While Zenith predicts paid search growth will lag “substantially” behind display at a rate of 9% per year, Magna said search will “remain the largest revenue generator,” growing by 13% to $39 billion in 2017.

“Desktop search is now stagnating because all the growth goes to mobile search,” Letang said.

Online Ad Spend To Surpass TV

But Magna and Zenith are both in agreement on TV: 2017 will be the first year in which more money will be spent on online advertising than linear TV.

Linear TV ad spend will reach $192 billion this year while internet spend hits $205 billion, Zenith said.

By 2019, TV’s share of ad spend will fall to 33%, its lowest since 1990. That is significantly lower than last year, when linear TV accounted for 44% of spend by virtue of it being the primary vehicle for brand advertising, despite high CPM inflation and dwindling viewership.

But TV’s share of brand advertising dollars will dip by 2019, thanks to the growth of online video and social media, Barnard said.

“TV’s recent loss of market share is due to money going to branding campaigns on social media and online video,” he said. “It’s not a simple competition with TV, because online video doesn’t have the same mass instant reach or impact, but it does have great targeting ability.”

The former will grow by 17% per year through 2019, Zenith said, while the latter grows by 20% per year. “Social video,” recognized as its own ad format by Magna, will double in 2017 to more than $4 billion and account for 20% of total social media spend.

“Social video was very compelling to consumer brands that were previously spending very little on social media,” Letang said. “It feels for some of them like the best of both worlds.”

2016 was the first year that major tentpole events like the Olympics saw linear ratings decline. The NFL also saw ratings drop this season for the second year in a row.
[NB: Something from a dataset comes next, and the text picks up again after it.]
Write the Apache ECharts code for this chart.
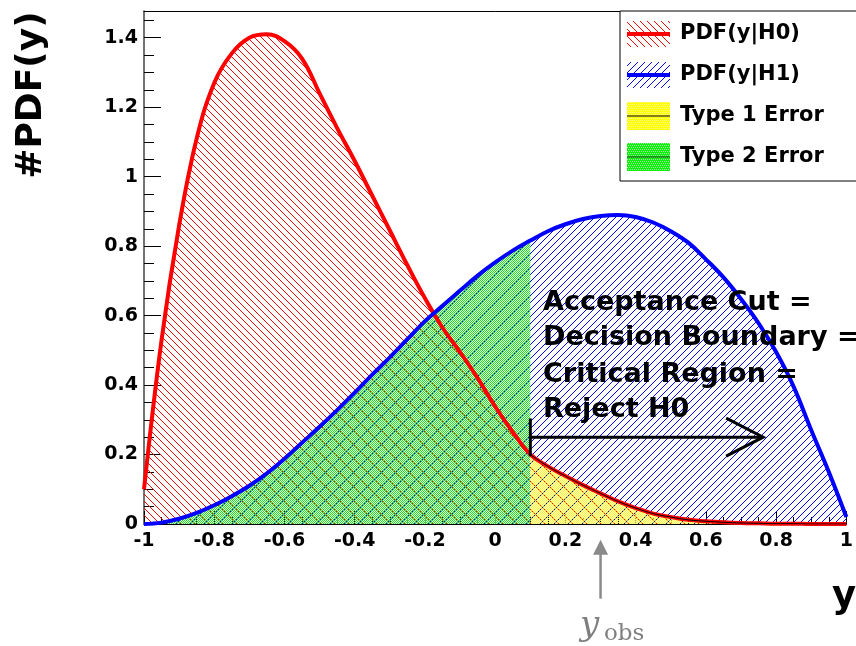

Even marketers loyal to TV are concentrating spend across fewer brands and omitting TV from some product launches.

If TV CPM inflation continues as is, small and mid-sized brands might be priced out, Magna said.
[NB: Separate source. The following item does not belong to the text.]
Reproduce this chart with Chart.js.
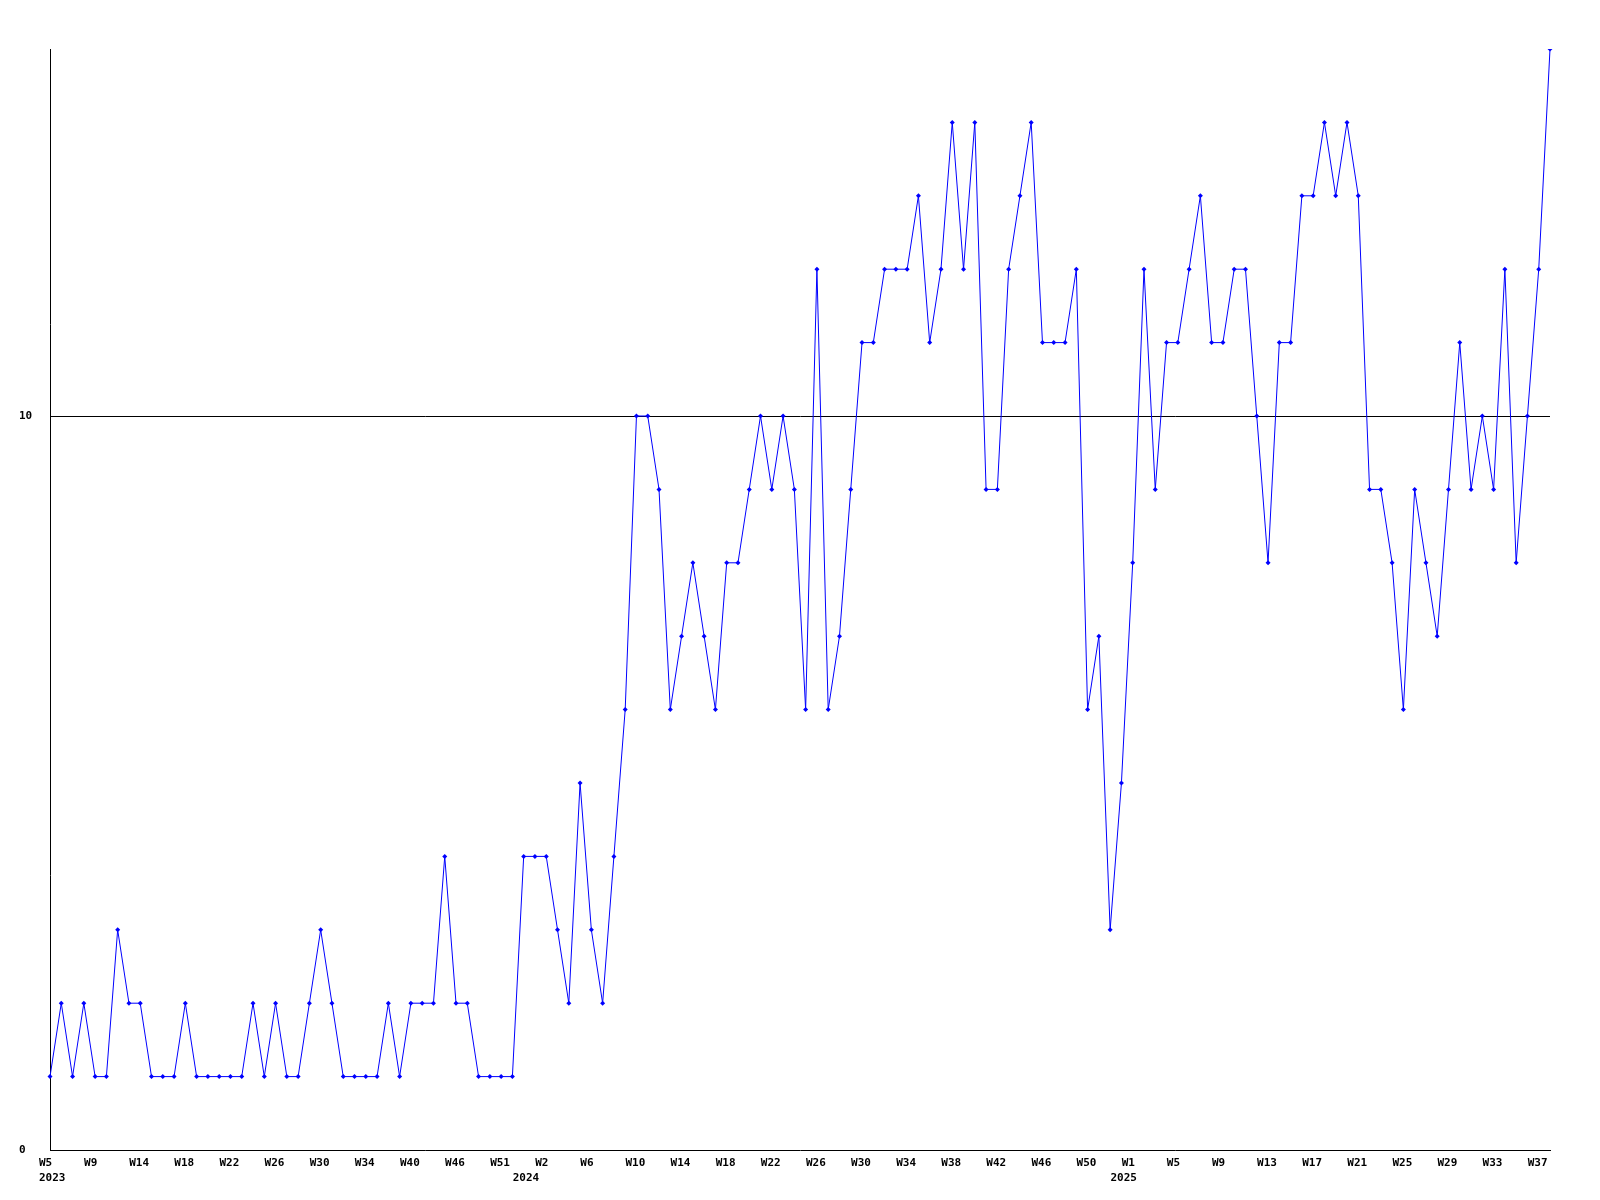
<!DOCTYPE html>
<html>
<head>
<meta charset="utf-8">
<script src="https://cdn.jsdelivr.net/npm/chart.js@4/dist/chart.umd.min.js"></script>
<style>
html, body { margin: 0; padding: 0; background: #ffffff; }
</style>
</head>
<body>
<canvas id="chart" width="1600" height="1200"></canvas>
<script>
// --- DATA --- //
// one value per point, oldest first
const values = [
  1, 2, 1, 2, 1, 1, 3, 2, 2, 1,
  1, 1, 2, 1, 1, 1, 1, 1, 2, 1,
  2, 1, 1, 2, 3, 2, 1, 1, 1, 1,
  2, 1, 2, 2, 2, 4, 2, 2, 1, 1,
  1, 1, 4, 4, 4, 3, 2, 5, 3, 2,
  4, 6, 10, 10, 9, 6, 7, 8, 7, 6,
  8, 8, 9, 10, 9, 10, 9, 6, 12, 6,
  7, 9, 11, 11, 12, 12, 12, 13, 11, 12,
  14, 12, 14, 9, 9, 12, 13, 14, 11, 11,
  11, 12, 6, 7, 3, 5, 8, 12, 9, 11,
  11, 12, 13, 11, 11, 12, 12, 10, 8, 11,
  11, 13, 13, 14, 13, 14, 13, 9, 9, 8,
  6, 9, 8, 7, 9, 11, 9, 10, 9, 12,
  8, 10, 12, 15
];

// a week label on every 4th point
const weekTicks = [
  "W5", "W9", "W14", "W18", "W22", "W26", "W30", "W34", "W40", "W46", "W51",
  "W2", "W6", "W10", "W14", "W18", "W22", "W26", "W30", "W34", "W38", "W42", "W46",
  "W50", "W1", "W5", "W9", "W13", "W17", "W21", "W25", "W29", "W33", "W37"
];
// year label under the first point of each year
const yearTickIndex = [0, 42, 95];
const yearTicks = ["2023", "2024", "2025"];
const yTicks = [0, 10];
const yMax = 15;
const LABEL_STEP = 4;

const categories = values.map((v, i) => i);
const FONT = { family: "'DejaVu Sans Mono', monospace", size: 11, weight: "bold", lineHeight: 1.4 };

new Chart(document.getElementById("chart"), {
  type: "line",
  data: {
    labels: categories,
    datasets: [{
      data: values,
      borderColor: "#0000ff",
      borderWidth: 1,
      tension: 0,
      fill: false,
      pointStyle: "rectRot",
      pointRadius: 2.5,
      pointBackgroundColor: "#0000ff",
      pointBorderColor: "#0000ff",
      pointBorderWidth: 0
    }]
  },
  options: {
    responsive: false,
    animation: false,
    devicePixelRatio: 1,
    layout: { padding: { left: 19, right: 50, top: 49, bottom: 0 } },
    plugins: { legend: { display: false }, tooltip: { enabled: false } },
    scales: {
      x: {
        type: "category",
        offset: false,
        grid: { display: false, drawTicks: false },
        border: { display: true, color: "#000000", width: 1 },
        afterFit: s => { s.height = 50; },
        ticks: {
          autoSkip: false,
          maxRotation: 0,
          minRotation: 0,
          align: "start",
          labelOffset: -11,
          padding: 5,
          color: "#000000",
          font: FONT,
          callback: (v, i) => {
            const w = i % LABEL_STEP === 0 ? (weekTicks[i / LABEL_STEP] || "") : "";
            const y = yearTickIndex.indexOf(i);
            return y >= 0 ? [w, yearTicks[y]] : w;
          }
        }
      },
      y: {
        min: 0,
        max: yMax,
        afterBuildTicks: s => { s.ticks = yTicks.map(v => ({ value: v })); },
        afterFit: s => { s.width = 31; },
        grid: {
          drawTicks: false,
          color: c => (c.tick && c.tick.value === 10) ? "#000000" : "rgba(0,0,0,0)",
          lineWidth: 1
        },
        border: { display: true, color: "#000000", width: 1 },
        ticks: {
          crossAlign: "far",
          color: "#000000",
          font: FONT
        }
      }
    }
  }
});
</script>
</body>
</html>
As for advanced TV, addressable TV will benefit from consolidation in the cable and satellite space. Forty-two million homes were reached through household addressable campaigns in 2016, totaling $450 million in spend, Magna said.

As digital surpasses TV, Zenith leaves marketers with a note on brand safety:

“In this environment, it is vital that platforms and publishers address advertisers’ valid concerns about viewability and brand safety to secure sustainable growth. As the market matures, advertisers need to know for certain that their ads are being actively viewed by real people in appropriate environments.”